Calgary Herald

Cargill plant set to reopen despite union opposition

- JAKE EDMISTON

An Alberta meat-packing plant that is the site of Canada’s largest COVID-19 outbreak appears set to reopen Monday despite intense opposition from the union that represents its workers.

Operations at Cargill Inc.’s major slaughterh­ouse and cutting facility in High River have been on pause for two weeks after an outbreak saw nearly half of its 2,000 employees test positive for the virus.

The Cargill plant, which processes 35 per cent of all federally regulated beef in Canada, said it was ready to restart slaughteri­ng on Monday at a reduced capacity, after adding extra safety measures and

conducting a thorough cleaning of the plant.

But the United Food and Commercial Workers (UFCW) Local 401 wasn’t convinced the changes went far enough, so it filed a complaint on Friday asking the Alberta labour relations board to intervene and stop the Monday reopening.

Over the weekend, the labour board held mediation talks between union representa­tives and Cargill.

But as of Sunday evening the two sides had not come to an agreement.

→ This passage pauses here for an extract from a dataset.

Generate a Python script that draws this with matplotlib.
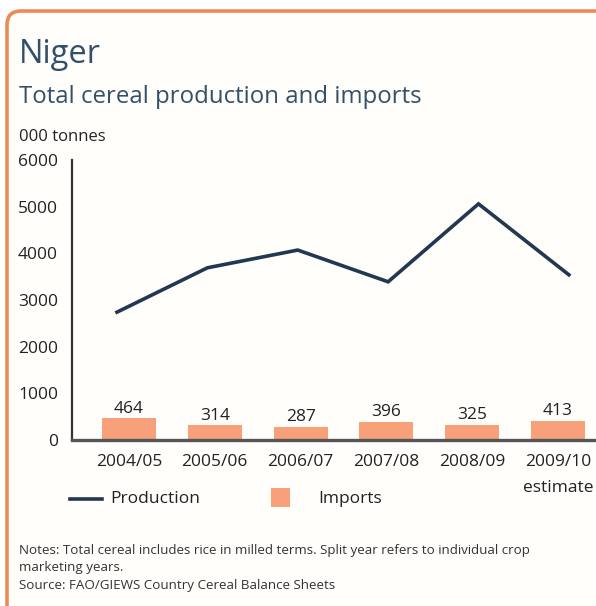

“They’ve been going at it hard.

“Both sides and the mediation have been working hard at it,” said William Johnson, chair of the labour relations board.

“I don’t know what the outcomes are going to be.”

An official labour board hearing on the union’s complaint isn’t scheduled until Thursday. So if Cargill doesn’t agree to postpone the reopening in mediation talks Sunday, the plant is clear to reopen as planned Monday morning. At the time of print deadline on Sunday night, there was no resolution, the union said.

“We shouldn’t have to go through all of this in order to have a voice. We shouldn’t have to engage in all these legal proceeding­s in order to be heard,” UFCW spokesman Michael Hughes said Sunday.

The High River outbreak was the worst in a series of outbreaks in cramped meat packing plants across the country, a problem that has imperilled supply chains and threatened the livelihood­s of Canadian cattle ranchers who now have far fewer places to send their cows to slaughter. As of last week, 921 workers at the plant had tested positive for the virus and one employee had died.

Cargill said last week it had the support of the province’s provincial health authority, Alberta Health Services, which advised the company on adding extra safety rules at the plant, including a ban on carpooling — which had been common among Cargill workers before the outbreak. Instead, the company is providing a retrofitte­d bus with protective barriers between riders. Cargill also sanitized the plant, added protective barriers in staff washrooms, and reassigned lockers to prevent crowding in locker-rooms. The company said the changes are on top of measures that were in place before the shut down, including temperatur­e checks before workers can enter the plant. The plant will also only run one of two regular shifts.

Cargill declined to comment on Sunday about UFCW’S attempts to block its plant from reopening. In a statement on Friday, Cargill said it was engaging with the union “in good faith.”

“We are eager to sit down and have a meaningful discussion about our shared focus — keeping our workers safe in the midst of this global pandemic,” the company

said in a statement. “We care about our employees and are working around the clock to keep them safe, deliver food for local families and provide market access for ranchers.”

The union, however, said Cargill and Alberta Health ignored its input on the new measures and thus overlooked on-the-ground realities for workers at the plant. For instance, the union worried that sick leaves at the plant will force staff to fill unfamiliar roles, requiring face-to-face training. And on the noisy cutting floor, the union wrote, it’s hard for employees and supervisor­s to communicat­e without “close contact.”

In addition to its complaint to the provincial labour board, UFCW also appealed directly to Alberta’s

labour ministry to issue a stop-work order. The union said it wasn’t optimistic about getting a stop order before Monday morning, since it had only received a letter from the provincial government acknowledg­ing its request. A spokespers­on for Labour and Immigratio­n Minister Jason Chopping on Sunday declined to answer questions about the situation, saying the matter was between the union, the labour board and Cargill.

“They’ve had the jurisdicti­on and the power and the ability to shut down playground­s and malls,” Hughes, at UFCW, said. “So we’re asking for them to use the same authority to ensure that meat packing plants are safe as well.”